From combined dispatches
BAGRAM, Afghanistan U.S.-led coalition planes carried out more raids on suspected Taliban hide-outs in Afghanistan yesterday as a team of Afghan officials arrived to investigate reports of civilian deaths in earlier bombings.
Haji Pir Mohammed, deputy governor of the southwestern province of Helmand, said he led a six-member team to the Baghran Valley, where local officials and villagers reported the deaths of at least 17 men, women and children since the bombardment began Sunday.
Mr. Mohammed said he had seen dead bodies but could not say whether they were civilians or fighters from Afghanistan's ousted fundamentalist Taliban government.
"I can't say how many people were killed because the area is covered with snow and it has high mountains. There could be dead bodies under the snow," he said by phone from the provincial capital, Lashkargah.
U.S. military officials have said there is no evidence of civilian deaths.
They say as many as 100 Taliban fighters have been hiding in caves in the valley, where an ambush of U.S. Special Forces this week triggered the latest bombing raids.
"There have been no reports of civilian or coalition casualties based upon the searches that were done yesterday," U.S. military spokesman Col. Roger King told reporters at the coalition headquarters in Bagram, north of Kabul.
In a pre-dawn raid yesterday, an AC-130 gunship, B-1 bomber and A-10 aircraft destroyed three caves in the Baghran Valley, where militants were believed to be holed up.
Col. King said there could be 30 to 100 people suspected of being enemy fighters in the area, which could be the biggest concentration since rebels were attacked in nearby Kandahar province last month.
"It is a relatively long valley. Who knows? There may be more somewhere else," Col. King said.
Col.

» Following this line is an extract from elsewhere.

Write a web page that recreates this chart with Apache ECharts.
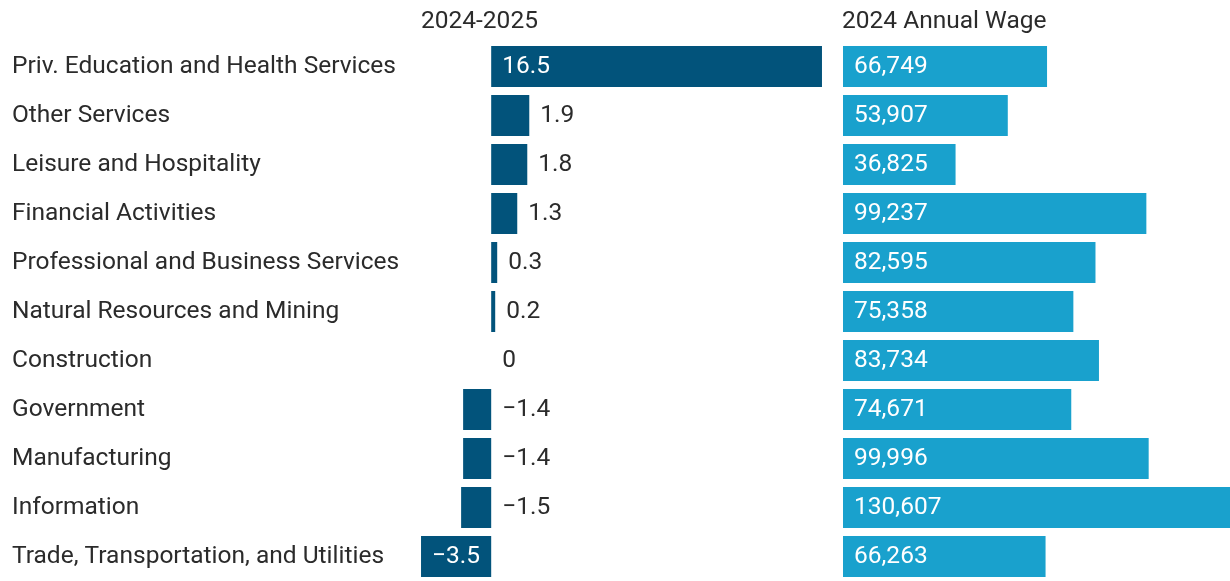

King said U.S. and coalition soldiers found rocket-launcher tubes and empty weapon cases in the caves, indicating fighters had been in the area recently.
The soldiers "did find evidence that somebody had opened up a lot of ammunition taken the weapons out of the cases and left the cases empty, which to our mind means that they have taken their ammunition and gone somewhere where they expect to use it," he said.
There has been an increase in rebel activity in recent weeks in southern Afghanistan.